→ **EXERCISE INSTRUCTIONS**: Extract the lines of the material below, beginning with the first and ending with the line that holds "const yName = 'annual rate';". Skip every picture.
________________
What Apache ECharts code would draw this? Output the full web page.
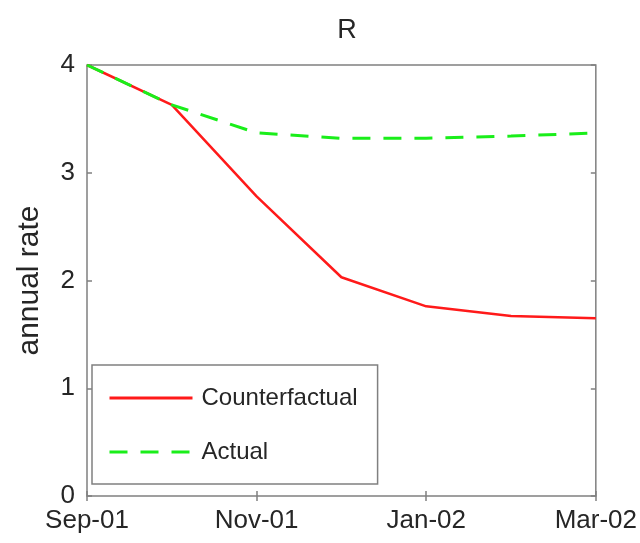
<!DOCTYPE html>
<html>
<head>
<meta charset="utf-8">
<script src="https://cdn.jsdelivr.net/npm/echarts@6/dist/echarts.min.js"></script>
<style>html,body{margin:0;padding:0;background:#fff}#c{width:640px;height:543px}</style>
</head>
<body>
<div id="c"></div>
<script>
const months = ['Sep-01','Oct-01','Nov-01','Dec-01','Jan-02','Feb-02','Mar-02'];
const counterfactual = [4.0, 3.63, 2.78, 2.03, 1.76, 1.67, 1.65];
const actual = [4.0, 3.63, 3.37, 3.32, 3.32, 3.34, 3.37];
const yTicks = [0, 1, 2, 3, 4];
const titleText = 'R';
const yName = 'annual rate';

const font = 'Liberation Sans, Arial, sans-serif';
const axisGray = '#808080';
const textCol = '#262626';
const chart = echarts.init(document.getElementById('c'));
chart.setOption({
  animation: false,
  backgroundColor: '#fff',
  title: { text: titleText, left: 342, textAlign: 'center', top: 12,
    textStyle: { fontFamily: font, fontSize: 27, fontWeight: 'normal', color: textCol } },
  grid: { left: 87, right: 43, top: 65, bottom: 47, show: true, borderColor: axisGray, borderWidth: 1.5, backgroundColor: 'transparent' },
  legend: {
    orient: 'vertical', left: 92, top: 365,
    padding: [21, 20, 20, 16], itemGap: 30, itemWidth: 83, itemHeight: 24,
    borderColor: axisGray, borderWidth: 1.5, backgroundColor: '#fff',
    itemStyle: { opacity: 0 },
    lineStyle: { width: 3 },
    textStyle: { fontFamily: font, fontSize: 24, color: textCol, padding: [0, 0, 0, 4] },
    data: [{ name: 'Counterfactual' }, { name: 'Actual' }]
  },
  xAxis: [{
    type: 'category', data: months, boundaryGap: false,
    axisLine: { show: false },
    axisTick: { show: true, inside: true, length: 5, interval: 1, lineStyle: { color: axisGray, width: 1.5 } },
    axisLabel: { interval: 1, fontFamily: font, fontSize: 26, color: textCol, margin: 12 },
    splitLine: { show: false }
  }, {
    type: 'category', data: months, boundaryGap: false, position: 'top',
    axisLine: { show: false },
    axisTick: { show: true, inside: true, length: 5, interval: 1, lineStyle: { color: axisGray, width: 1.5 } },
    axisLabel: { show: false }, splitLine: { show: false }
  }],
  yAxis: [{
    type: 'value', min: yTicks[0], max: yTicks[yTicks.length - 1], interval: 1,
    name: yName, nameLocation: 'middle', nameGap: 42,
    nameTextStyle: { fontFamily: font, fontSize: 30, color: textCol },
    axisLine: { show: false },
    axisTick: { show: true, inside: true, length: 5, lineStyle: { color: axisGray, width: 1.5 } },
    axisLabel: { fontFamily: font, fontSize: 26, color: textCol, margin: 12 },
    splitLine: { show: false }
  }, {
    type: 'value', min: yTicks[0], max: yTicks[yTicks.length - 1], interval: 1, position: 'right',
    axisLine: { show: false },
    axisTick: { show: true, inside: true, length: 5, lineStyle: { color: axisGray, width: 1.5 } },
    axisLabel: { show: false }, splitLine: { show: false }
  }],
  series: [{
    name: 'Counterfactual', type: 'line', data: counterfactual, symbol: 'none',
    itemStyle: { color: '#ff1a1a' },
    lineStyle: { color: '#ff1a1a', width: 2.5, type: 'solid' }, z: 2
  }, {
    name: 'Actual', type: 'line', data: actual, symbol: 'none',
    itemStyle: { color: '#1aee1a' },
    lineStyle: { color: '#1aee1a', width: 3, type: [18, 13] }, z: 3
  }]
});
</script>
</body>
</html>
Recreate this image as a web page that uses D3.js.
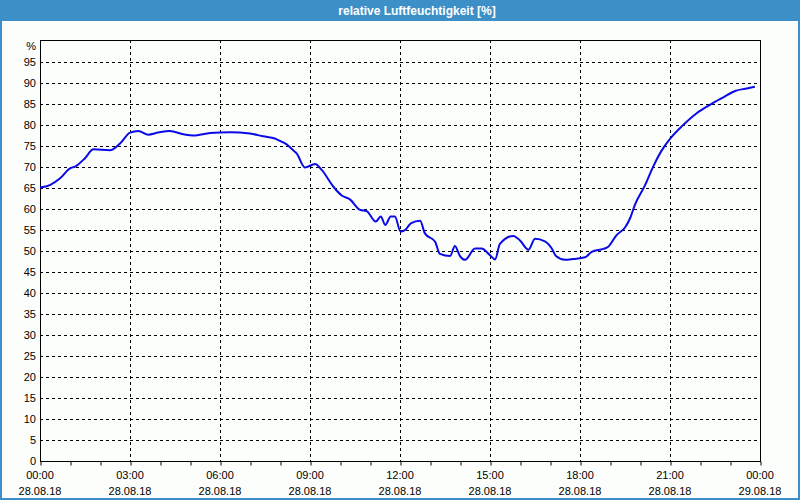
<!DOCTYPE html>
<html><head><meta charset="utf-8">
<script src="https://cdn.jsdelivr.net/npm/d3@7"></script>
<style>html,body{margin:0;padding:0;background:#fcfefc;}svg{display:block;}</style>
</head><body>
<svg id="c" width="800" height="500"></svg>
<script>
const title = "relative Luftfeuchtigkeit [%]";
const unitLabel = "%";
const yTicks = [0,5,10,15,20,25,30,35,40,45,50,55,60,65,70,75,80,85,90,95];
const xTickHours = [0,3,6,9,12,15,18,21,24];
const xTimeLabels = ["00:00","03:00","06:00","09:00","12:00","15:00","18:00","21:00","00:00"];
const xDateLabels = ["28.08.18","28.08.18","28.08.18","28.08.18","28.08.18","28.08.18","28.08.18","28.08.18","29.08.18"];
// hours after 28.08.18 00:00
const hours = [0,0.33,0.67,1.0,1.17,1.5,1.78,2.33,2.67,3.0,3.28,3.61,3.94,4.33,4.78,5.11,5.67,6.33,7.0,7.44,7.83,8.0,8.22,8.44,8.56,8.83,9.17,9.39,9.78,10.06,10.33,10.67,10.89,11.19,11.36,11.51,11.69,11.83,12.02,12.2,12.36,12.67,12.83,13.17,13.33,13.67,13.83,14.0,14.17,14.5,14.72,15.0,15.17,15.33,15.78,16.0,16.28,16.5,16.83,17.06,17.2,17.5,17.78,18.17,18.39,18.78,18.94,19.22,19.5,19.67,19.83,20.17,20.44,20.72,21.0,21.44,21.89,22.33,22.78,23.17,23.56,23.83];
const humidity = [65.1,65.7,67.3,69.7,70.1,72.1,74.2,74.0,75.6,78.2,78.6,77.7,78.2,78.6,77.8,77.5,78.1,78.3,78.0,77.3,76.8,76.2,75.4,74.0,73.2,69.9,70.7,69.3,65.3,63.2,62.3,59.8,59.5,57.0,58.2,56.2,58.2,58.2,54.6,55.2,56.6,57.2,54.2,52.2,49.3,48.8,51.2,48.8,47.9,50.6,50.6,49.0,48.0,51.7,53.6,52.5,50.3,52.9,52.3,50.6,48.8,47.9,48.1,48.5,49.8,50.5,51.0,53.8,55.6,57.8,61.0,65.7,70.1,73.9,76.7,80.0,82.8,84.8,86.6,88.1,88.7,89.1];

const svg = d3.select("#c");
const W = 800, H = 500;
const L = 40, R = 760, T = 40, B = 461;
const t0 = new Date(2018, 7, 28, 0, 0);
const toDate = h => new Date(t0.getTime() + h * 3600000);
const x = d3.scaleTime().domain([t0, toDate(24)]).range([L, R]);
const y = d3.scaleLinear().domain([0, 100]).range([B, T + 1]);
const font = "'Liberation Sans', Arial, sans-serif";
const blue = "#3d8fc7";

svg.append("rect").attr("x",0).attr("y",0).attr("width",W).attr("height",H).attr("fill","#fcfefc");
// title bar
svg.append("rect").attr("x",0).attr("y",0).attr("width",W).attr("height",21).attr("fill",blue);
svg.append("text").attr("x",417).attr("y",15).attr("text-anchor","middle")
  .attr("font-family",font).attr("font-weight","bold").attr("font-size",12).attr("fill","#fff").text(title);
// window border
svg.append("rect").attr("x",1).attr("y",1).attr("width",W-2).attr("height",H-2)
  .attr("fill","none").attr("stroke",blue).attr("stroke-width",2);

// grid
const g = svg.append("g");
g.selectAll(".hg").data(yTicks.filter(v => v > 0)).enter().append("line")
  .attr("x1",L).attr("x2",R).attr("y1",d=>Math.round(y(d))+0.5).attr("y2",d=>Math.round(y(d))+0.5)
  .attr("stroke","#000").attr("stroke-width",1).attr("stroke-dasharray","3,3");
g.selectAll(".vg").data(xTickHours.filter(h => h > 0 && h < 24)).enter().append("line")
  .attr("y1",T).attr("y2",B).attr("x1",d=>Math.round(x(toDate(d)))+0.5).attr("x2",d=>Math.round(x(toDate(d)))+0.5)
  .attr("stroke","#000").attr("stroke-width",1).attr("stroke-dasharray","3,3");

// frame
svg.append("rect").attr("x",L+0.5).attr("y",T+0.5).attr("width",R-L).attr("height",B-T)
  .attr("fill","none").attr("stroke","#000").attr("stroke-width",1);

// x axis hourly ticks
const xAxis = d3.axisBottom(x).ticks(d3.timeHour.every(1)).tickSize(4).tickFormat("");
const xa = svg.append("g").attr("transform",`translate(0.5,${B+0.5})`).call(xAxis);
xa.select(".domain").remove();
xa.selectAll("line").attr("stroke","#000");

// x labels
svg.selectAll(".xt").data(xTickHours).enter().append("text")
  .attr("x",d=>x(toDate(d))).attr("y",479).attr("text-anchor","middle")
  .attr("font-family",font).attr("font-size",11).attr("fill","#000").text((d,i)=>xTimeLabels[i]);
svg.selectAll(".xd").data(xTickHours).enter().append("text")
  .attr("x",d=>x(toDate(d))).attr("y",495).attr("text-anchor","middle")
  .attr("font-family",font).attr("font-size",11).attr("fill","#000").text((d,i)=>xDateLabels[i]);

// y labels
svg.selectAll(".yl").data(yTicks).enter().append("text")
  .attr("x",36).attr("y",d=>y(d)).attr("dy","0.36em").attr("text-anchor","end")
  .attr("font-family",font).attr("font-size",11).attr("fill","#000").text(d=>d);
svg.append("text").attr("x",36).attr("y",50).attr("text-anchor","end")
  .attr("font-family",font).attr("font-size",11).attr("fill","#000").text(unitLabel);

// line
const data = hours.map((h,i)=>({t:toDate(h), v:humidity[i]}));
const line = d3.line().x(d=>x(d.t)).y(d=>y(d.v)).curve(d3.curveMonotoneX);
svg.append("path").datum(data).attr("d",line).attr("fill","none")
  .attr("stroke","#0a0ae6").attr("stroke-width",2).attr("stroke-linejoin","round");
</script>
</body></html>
________________
→ **COMPLETE RESPONSE**:
What Apache ECharts code would draw this? Output the full web page.
<!DOCTYPE html>
<html>
<head>
<meta charset="utf-8">
<script src="https://cdn.jsdelivr.net/npm/echarts@6/dist/echarts.min.js"></script>
<style>html,body{margin:0;padding:0;background:#fff}#c{width:640px;height:543px}</style>
</head>
<body>
<div id="c"></div>
<script>
const months = ['Sep-01','Oct-01','Nov-01','Dec-01','Jan-02','Feb-02','Mar-02'];
const counterfactual = [4.0, 3.63, 2.78, 2.03, 1.76, 1.67, 1.65];
const actual = [4.0, 3.63, 3.37, 3.32, 3.32, 3.34, 3.37];
const yTicks = [0, 1, 2, 3, 4];
const titleText = 'R';
const yName = 'annual rate';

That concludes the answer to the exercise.